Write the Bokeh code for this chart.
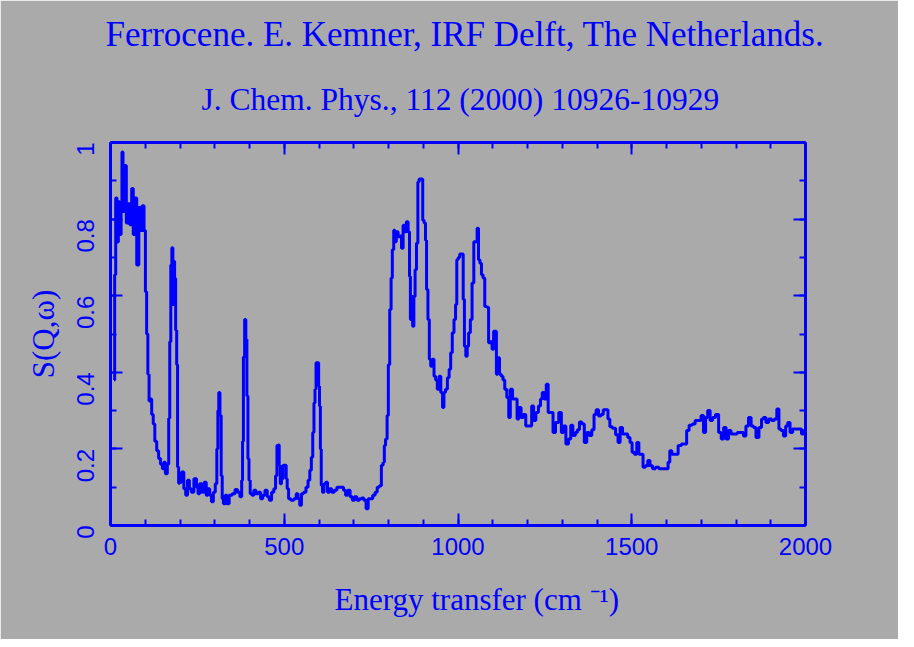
import math
from bokeh.plotting import figure
from bokeh.models import LinearAxis, SingleIntervalTicker, Title, Range1d, CustomJSTickFormatter
from bokeh.embed import file_html
from bokeh.resources import INLINE

# ---- data ----
energy = [10, 14, 16, 21, 24, 29, 32, 34, 38, 43, 48, 53, 58, 64, 67, 72, 79, 84, 88, 94, 99, 102, 106, 109, 113, 116, 121, 125, 130, 136, 141, 147, 152, 155, 161, 166, 169, 172, 175, 178, 181, 183, 186, 189, 192, 194, 198,
          201, 208, 214, 219, 224, 230, 235, 245, 250, 254, 259, 266, 273, 278, 283, 288, 293, 299, 304, 308, 310, 313, 317, 320, 323, 327, 333, 338, 345, 355, 362, 369, 376, 379, 381, 384, 388, 391, 394, 397, 400, 404, 410, 415, 422, 429, 435, 441, 448, 454, 460, 467, 473, 477, 481, 484, 487, 490, 494, 499, 504, 507, 510, 515, 523, 532, 537, 542, 547, 552, 559, 566, 571, 576, 580, 584, 587, 590, 593, 598, 600, 603, 605, 608, 612, 617, 622, 627, 633, 640, 648, 655, 667, 674, 679, 686, 693, 699, 705, 713, 720, 726, 732, 739, 744, 751, 758, 765, 770, 777, 782, 787, 789, 794, 798,
          801, 806, 809, 813, 817, 820, 825, 830, 835, 840, 844, 849, 854, 859, 862, 864, 868, 871, 875, 878, 883, 886, 890, 897, 900, 905, 908, 911, 916, 919, 924, 929, 933, 938, 943, 948, 953, 958, 961, 967, 972, 977, 981, 986, 991, 995, 998,
          1003, 1007, 1013, 1017, 1020, 1025, 1028, 1033, 1038, 1043, 1048, 1053, 1057, 1061, 1065, 1070, 1074, 1080, 1086, 1090, 1096, 1100, 1105, 1109, 1112, 1117, 1122, 1127, 1132, 1137, 1144, 1148, 1153, 1161, 1168, 1172, 1178, 1185, 1191, 1199, 1209, 1215, 1220, 1228, 1235, 1240, 1245, 1251, 1257, 1262, 1271, 1276, 1285, 1295, 1300, 1307, 1314, 1322, 1327, 1334, 1341, 1346, 1353, 1360, 1367, 1374, 1381, 1389, 1394, 1401, 1408, 1415, 1421, 1429, 1434, 1440, 1449, 1458, 1463, 1470, 1477, 1485, 1492, 1498,
          1504, 1511, 1518, 1523, 1530, 1535, 1543, 1549, 1556, 1564, 1573, 1583, 1592, 1602, 1607, 1612, 1619, 1629, 1638, 1648, 1655, 1661, 1669, 1679, 1686, 1696, 1703, 1710, 1715, 1722, 1729, 1736, 1746, 1754, 1761, 1768, 1775, 1782, 1789, 1799, 1808, 1818, 1825, 1832, 1840, 1847, 1854, 1861, 1871, 1876, 1882, 1890, 1898, 1907, 1914, 1921, 1926, 1933, 1940, 1946, 1952, 1959, 1967, 1976, 1986, 1991, 1997]
s_q_w = [0.38, 0.655, 0.855, 0.74, 0.845, 0.76, 0.82, 0.975, 0.82, 0.94, 0.79, 0.84, 0.785, 0.88, 0.76, 0.855, 0.68, 0.83, 0.77, 0.835, 0.77, 0.61, 0.50, 0.395, 0.325, 0.33, 0.29, 0.265, 0.22, 0.195, 0.175, 0.16, 0.148, 0.165, 0.135, 0.16, 0.28, 0.48, 0.68, 0.725, 0.577, 0.69, 0.645, 0.51, 0.42, 0.153, 0.11,
         0.113, 0.14, 0.096, 0.079, 0.118, 0.096, 0.087, 0.122, 0.10, 0.083, 0.109, 0.087, 0.113, 0.079, 0.096, 0.079, 0.062, 0.087, 0.109, 0.20, 0.30, 0.347, 0.287, 0.13, 0.07, 0.057, 0.079, 0.057, 0.079, 0.083, 0.094, 0.087, 0.075, 0.118, 0.22, 0.44, 0.538, 0.486, 0.338, 0.174, 0.118, 0.083, 0.079, 0.092, 0.083, 0.087, 0.07, 0.079, 0.092, 0.075, 0.066, 0.087, 0.096, 0.13, 0.209, 0.21, 0.157, 0.109, 0.122, 0.157, 0.157, 0.122, 0.096, 0.07, 0.066, 0.07, 0.083, 0.07, 0.053, 0.083, 0.087, 0.10, 0.118, 0.144, 0.178, 0.243, 0.32, 0.356, 0.425, 0.425, 0.364, 0.312, 0.20, 0.105, 0.087, 0.109, 0.113, 0.087, 0.096, 0.087, 0.092, 0.10, 0.10, 0.092, 0.079, 0.092, 0.075, 0.066, 0.075, 0.066, 0.07, 0.072, 0.066, 0.044, 0.07, 0.07, 0.079, 0.087, 0.10, 0.104, 0.157, 0.165, 0.209, 0.226, 0.287,
         0.42, 0.564, 0.646, 0.72, 0.771, 0.741, 0.767, 0.754, 0.756, 0.724, 0.784, 0.767, 0.793, 0.767, 0.65, 0.538, 0.598, 0.52, 0.598, 0.668, 0.737, 0.897, 0.905, 0.905, 0.797, 0.79, 0.745, 0.616, 0.538, 0.434, 0.416, 0.434, 0.39, 0.38, 0.356, 0.39, 0.347, 0.308, 0.347, 0.356, 0.386, 0.408, 0.451, 0.503, 0.538, 0.577, 0.694,
         0.70, 0.709, 0.709, 0.59, 0.468, 0.442, 0.468, 0.503, 0.538, 0.633, 0.741, 0.741, 0.776, 0.694, 0.685, 0.655, 0.646, 0.572, 0.57, 0.477, 0.48, 0.46, 0.507, 0.507, 0.395, 0.438, 0.395, 0.39, 0.38, 0.356, 0.334, 0.282, 0.356, 0.33, 0.33, 0.278, 0.308, 0.282, 0.29, 0.26, 0.26, 0.312, 0.274, 0.295, 0.312, 0.33, 0.347, 0.33, 0.369, 0.295, 0.295, 0.243, 0.269, 0.295, 0.243, 0.26, 0.213, 0.226, 0.262, 0.235, 0.243, 0.25, 0.27, 0.265, 0.217, 0.243, 0.235, 0.25, 0.29, 0.302, 0.286, 0.29, 0.302, 0.302, 0.278, 0.258, 0.254, 0.237, 0.217, 0.256, 0.239, 0.239, 0.23, 0.217,
         0.191, 0.186, 0.217, 0.186, 0.186, 0.152, 0.156, 0.17, 0.156, 0.148, 0.152, 0.148, 0.148, 0.148, 0.165, 0.195, 0.186, 0.186, 0.209, 0.213, 0.213, 0.248, 0.262, 0.265, 0.274, 0.274, 0.287, 0.243, 0.282, 0.30, 0.274, 0.282, 0.29, 0.243, 0.226, 0.256, 0.226, 0.248, 0.239, 0.239, 0.243, 0.243, 0.234, 0.26, 0.282, 0.26, 0.256, 0.23, 0.256, 0.278, 0.282, 0.269, 0.278, 0.274, 0.278, 0.304, 0.252, 0.248, 0.234, 0.26, 0.269, 0.243, 0.252, 0.252, 0.252, 0.239, 0.248]

title_1 = "Ferrocene. E. Kemner, IRF Delft, The Netherlands."
title_2 = "J. Chem. Phys., 112 (2000) 10926-10929"
x_label = "Energy transfer (cm \u207b\u00b9)"
y_label = "S(Q,\u03c9)"

BG = "#AAAAAA"
BLUE = "#0000FF"
SERIF = "Liberation Serif"
SANS = "Liberation Sans"

p = figure(width=898, height=639, output_backend="svg", toolbar_location=None, title=None,
           x_range=Range1d(0, 2000), y_range=Range1d(0, 1),
           min_border_left=110, min_border_right=93, min_border_top=142, min_border_bottom=112,
           background_fill_color=BG, border_fill_color=BG, outline_line_color=None)
p.xgrid.visible = False
p.ygrid.visible = False

p.step(energy, s_q_w, mode="center", line_color=BLUE, line_width=3)

def style_axis(ax, interval, minor, show_labels):
    ax.ticker = SingleIntervalTicker(interval=interval, num_minor_ticks=minor)
    ax.axis_line_color = BLUE
    ax.axis_line_width = 3
    ax.major_tick_line_color = BLUE
    ax.major_tick_line_width = 2
    ax.minor_tick_line_color = BLUE
    ax.minor_tick_line_width = 2
    ax.major_tick_in = 12
    ax.major_tick_out = 0
    ax.minor_tick_in = 6
    ax.minor_tick_out = 0
    ax.major_label_text_color = BLUE
    ax.major_label_text_font = SANS
    ax.major_label_text_font_size = "24px"
    if not show_labels:
        ax.major_label_text_alpha = 0
        ax.major_label_text_font_size = "1px"

xa = p.xaxis[0]
style_axis(xa, 500, 5, True)
xa.major_label_standoff = 12

ya = p.yaxis[0]
style_axis(ya, 0.2, 2, True)
ya.major_label_orientation = math.pi / 2
ya.major_label_standoff = 25
ya.formatter = CustomJSTickFormatter(code="return String(Math.round(tick*10)/10);")

top = LinearAxis()
style_axis(top, 500, 5, False)
p.add_layout(top, "above")
right = LinearAxis()
style_axis(right, 0.2, 2, False)
p.add_layout(right, "right")

def ttl(text, size, side, align, offset, standoff):
    t = Title(text=text, text_font=SERIF, text_font_size=size, text_color=BLUE,
              text_font_style="normal", align=align, offset=offset, standoff=standoff)
    p.add_layout(t, side)

ttl(title_2, "31.5px", "above", "left", 91, 51)
ttl(title_1, "35px", "above", "left", -5, 1)
ttl(x_label, "31px", "below", "left", 224, 45)
ttl(y_label, "31px", "left", "center", 0, 10)

open("out.html", "w").write(file_html(p, INLINE))
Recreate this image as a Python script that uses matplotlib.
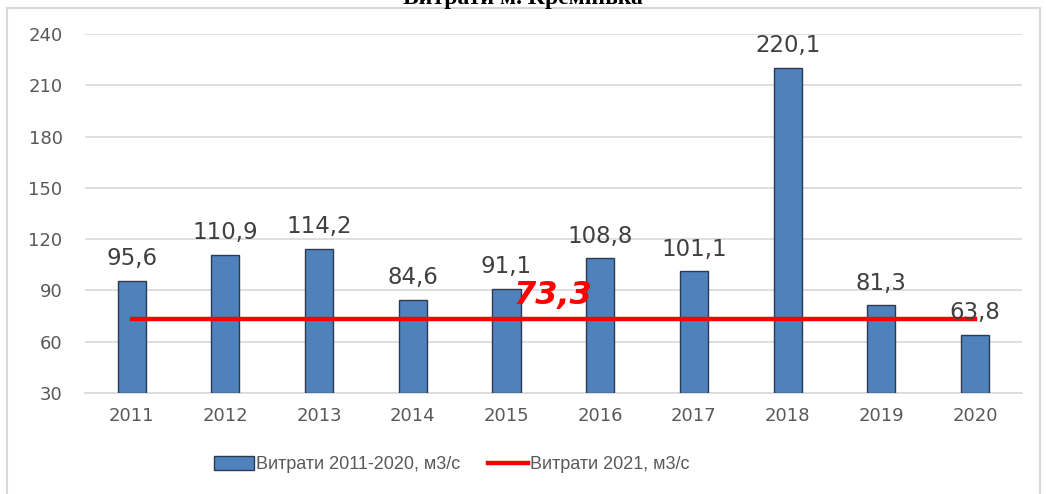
import matplotlib.pyplot as plt
from matplotlib.patches import Rectangle

years = ['2011', '2012', '2013', '2014', '2015', '2016', '2017', '2018', '2019', '2020']
flow_2011_2020 = [95.6, 110.9, 114.2, 84.6, 91.1, 108.8, 101.1, 220.1, 81.3, 63.8]
flow_2021 = 73.3
yticks = [30, 60, 90, 120, 150, 180, 210, 240]

TXT = '#595959'

fig = plt.figure(figsize=(10.46, 4.94), dpi=100)
ax = fig.add_axes([0.081, 0.2045, 0.896, 0.7265])

x = list(range(len(years)))
bars = ax.bar(x, [v - 30 for v in flow_2011_2020], bottom=30, width=0.3,
              color='#4F81BD', edgecolor='#2B3A4F', linewidth=1.0, zorder=3,
              label='Витрати 2011-2020, м3/с')
line, = ax.plot([x[0], x[-1]], [flow_2021, flow_2021], color='#FF0000', lw=3.2,
                zorder=4, label='Витрати 2021, м3/с')

for xi, v in zip(x, flow_2011_2020):
    ax.annotate(f'{v:.1f}'.replace('.', ','), (xi, v), xytext=(0, 16),
                textcoords='offset points', ha='center', va='center',
                fontsize=16.5, color='#404040', zorder=5)

ax.annotate(f'{flow_2021:.1f}'.replace('.', ','), (4.5, flow_2021),
            xytext=(0, 17), textcoords='offset points', ha='center',
            va='center', fontsize=23, color='#FF0000', fontweight='bold',
            fontstyle='italic', zorder=6)

ax.set_xlim(-0.5, 9.5)
ax.set_ylim(30, 240)
ax.set_yticks(yticks)
ax.set_xticks(x)
ax.set_xticklabels(years)
ax.tick_params(length=0, labelsize=13, colors=TXT, pad=10)
ax.tick_params(axis='y', pad=16)
ax.grid(axis='y', color='#D9D9D9', lw=1.2, zorder=0)
for s in ['left', 'right', 'top']:
    ax.spines[s].set_visible(False)
ax.spines['bottom'].set_color('#D9D9D9')
ax.spines['bottom'].set_linewidth(1.2)

leg = fig.legend([bars, line], [bars.get_label(), line.get_label()],
                 loc='center', bbox_to_anchor=(0.432, 0.059), ncol=2,
                 frameon=False, prop={'family': 'Liberation Sans', 'size': 13},
                 handlelength=2.2, handleheight=0.8, columnspacing=1.5,
                 handletextpad=0.15)
for t in leg.get_texts():
    t.set_color(TXT)

# outer chart border
fig.patches.append(Rectangle((7 / 1046, -0.01), 1033 / 1046, 1 - 8 / 494 + 0.01,
                             transform=fig.transFigure, fill=False,
                             edgecolor='#D9D9D9', lw=1.5))

fig.text(0.5, 1.003, 'Витрати м. Кремінька', ha='center', va='center',
         fontsize=17, fontweight='bold', family='Liberation Serif', color='black')

fig.savefig('out.png', dpi=100)
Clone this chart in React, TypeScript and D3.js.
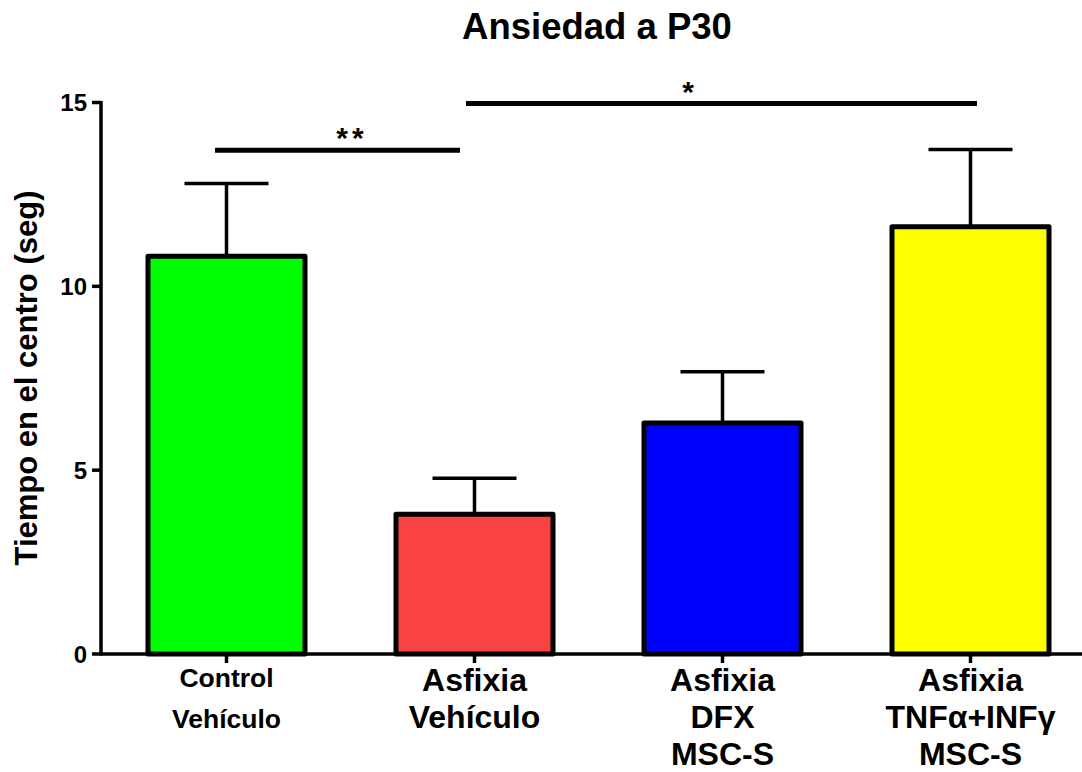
import React from "react";
import * as d3 from "d3";

const categories = ["Control Vehículo", "Asfixia Vehículo", "Asfixia DFX MSC-S", "Asfixia TNFα+INFγ MSC-S"];
const labelLines = [["Control", "Vehículo"], ["Asfixia", "Vehículo"], ["Asfixia", "DFX", "MSC-S"], ["Asfixia", "TNFα+INFγ", "MSC-S"]];
const means = [10.82, 3.8, 6.28, 11.62];
const errors = [1.98, 0.98, 1.4, 2.1];
const colors = ["#00ff00", "#f94242", "#0000ff", "#ffff00"];
const yTicks = [0, 5, 10, 15];
const sigPairs = [
  { from: 0, to: 1, label: "**", level: 13.7 },
  { from: 1, to: 3, label: "*", level: 14.97 },
];

const W = 1082;
const H = 772;
const FONT = "Arial, 'Liberation Sans', Helvetica, sans-serif";

export default function App() {
  const axisX = 101;
  const axisY = 654;
  const y = d3.scaleLinear().domain([0, 15]).range([axisY, 102.5]);
  const x = d3.scalePoint<string>().domain(categories).range([226.5, 970.5]);
  const barW = 157;
  const capW = 84;

  return (
    <svg width={W} height={H} style={{ position: "absolute", left: 0, top: 0, background: "#fff" }}>
      <text x={597} y={39} textAnchor="middle" fontFamily={FONT} fontWeight="bold" fontSize={36.5}>
        Ansiedad a P30
      </text>
      <text
        transform={`translate(37,378) rotate(-90)`}
        textAnchor="middle"
        fontFamily={FONT}
        fontWeight="bold"
        fontSize={31}
      >
        Tiempo en el centro (seg)
      </text>

      {/* error bars */}
      {categories.map((c, i) => {
        const cx = x(c)!;
        return (
          <g key={"e" + i} stroke="#000" strokeWidth={3.5}>
            <line x1={cx} x2={cx} y1={y(means[i])} y2={y(means[i] + errors[i])} />
            <line x1={cx - capW / 2} x2={cx + capW / 2} y1={y(means[i] + errors[i])} y2={y(means[i] + errors[i])} />
          </g>
        );
      })}

      {/* bars */}
      {categories.map((c, i) => {
        const cx = x(c)!;
        return (
          <rect
            key={"b" + i}
            x={cx - barW / 2}
            y={y(means[i])}
            width={barW}
            height={axisY - y(means[i])}
            fill={colors[i]}
            stroke="#000"
            strokeWidth={5}
            strokeLinejoin="round"
          />
        );
      })}

      {/* axes */}
      <line x1={axisX} x2={axisX} y1={y(15) - 1.5} y2={axisY + 1.5} stroke="#000" strokeWidth={3.5} />
      <line x1={axisX} x2={W} y1={axisY} y2={axisY} stroke="#000" strokeWidth={3.5} />
      {yTicks.map((t) => (
        <g key={"yt" + t}>
          <line x1={axisX - 9} x2={axisX} y1={y(t)} y2={y(t)} stroke="#000" strokeWidth={3.5} />
          <text x={87} y={y(t) + 8.5} textAnchor="end" fontFamily={FONT} fontWeight="bold" fontSize={24}>
            {t}
          </text>
        </g>
      ))}
      {categories.map((c, i) => {
        const cx = x(c)!;
        const small = i === 0;
        return (
          <g key={"xt" + i}>
            <line x1={cx} x2={cx} y1={axisY} y2={axisY + 9} stroke="#000" strokeWidth={3.5} />
            {labelLines[i].map((ln, j) => (
              <text
                key={j}
                x={cx}
                y={(small ? 687 : 691) + j * (small ? 41 : 37)}
                textAnchor="middle"
                fontFamily={FONT}
                fontWeight="bold"
                fontSize={small ? 26.5 : 32}
              >
                {ln}
              </text>
            ))}
          </g>
        );
      })}

      {/* significance */}
      {sigPairs.map((s, i) => {
        const x1 = i === 0 ? 215 : 466;
        const x2 = i === 0 ? 460 : 977;
        const yy = y(s.level);
        return (
          <g key={"s" + i}>
            <line x1={x1} x2={x2} y1={yy} y2={yy} stroke="#000" strokeWidth={5} />
            <text
              x={i === 0 ? 352 : 690}
              y={yy - 2}
              textAnchor="middle"
              fontFamily={FONT}
              fontWeight="bold"
              fontSize={30}
              letterSpacing={4}
            >
              {s.label}
            </text>
          </g>
        );
      })}
    </svg>
  );
}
________________
• _Given instruction_
Look above for the line with "Recreate this image"; quote it and every line after it, stopping after the line with "from matplotlib.patches import Rectangle", exactly, with nothing added and without pictures.

• _Answer for the task_
Recreate this image as a Python script that uses matplotlib.
import matplotlib.pyplot as plt
from matplotlib.patches import Rectangle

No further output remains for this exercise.